Day trip boats to the Great Barrier Reef from Cairns take you to the inshore reef. The live-aboard takes you to the outer reef, and the difference matters more than you might expect. The Great Barrier Reef is 2,300 kilometres long, covers 344,400 square kilometres, and contains more species of fish, coral, and marine invertebrates than most people can process. The sections near the major ports are heavily trafficked. The outer reef is not.
The vessel departs Cairns marina in the late afternoon and runs overnight to reach sites that day trip boats cannot access within a practical operating window. By the time you surface from your first dive the following morning, you are looking at genuinely remote reef: bommies rising from a white sand bottom, coral walls dropping 30 metres to blue water, and fish densities that experienced divers consistently rate among the highest in the Indo-Pacific.
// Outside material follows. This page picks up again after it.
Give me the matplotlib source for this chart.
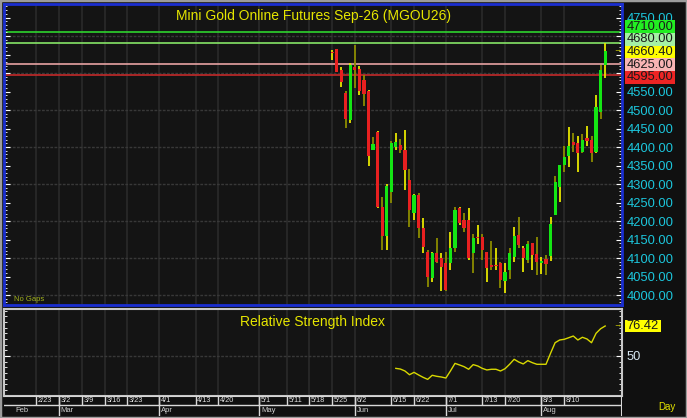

The variety across two days earns its keep. Shallow bommie tops where parrotfish methodically crunch living coral and Maori wrasse the size of Labradors cruise past with territorial authority. Deeper walls where sea fans filter the current and schools of barracuda form slow turning cylinders in the blue. Night dives where sleeping turtles resting on coral heads are revealed by torchlight and Spanish dancer nudibranchs the size of dinner plates perform their strange undulating dance across the sand.
Non-certified divers can join on a Discover Scuba programme: instructors run sessions off the vessel’s back deck before entry, allowing absolute beginners to get in the water under direct supervision. It works well.
Meals on board are hearty, the crew are experienced, and the sound of the reef at anchor (gentle current, occasional fish splash, the creak of the mooring line) makes for surprisingly good sleeping between dives.
Best time to visit: Year-round. June to October offers the best visibility, often 20–30 metres, and the most comfortable temperatures for logging multiple dives per day.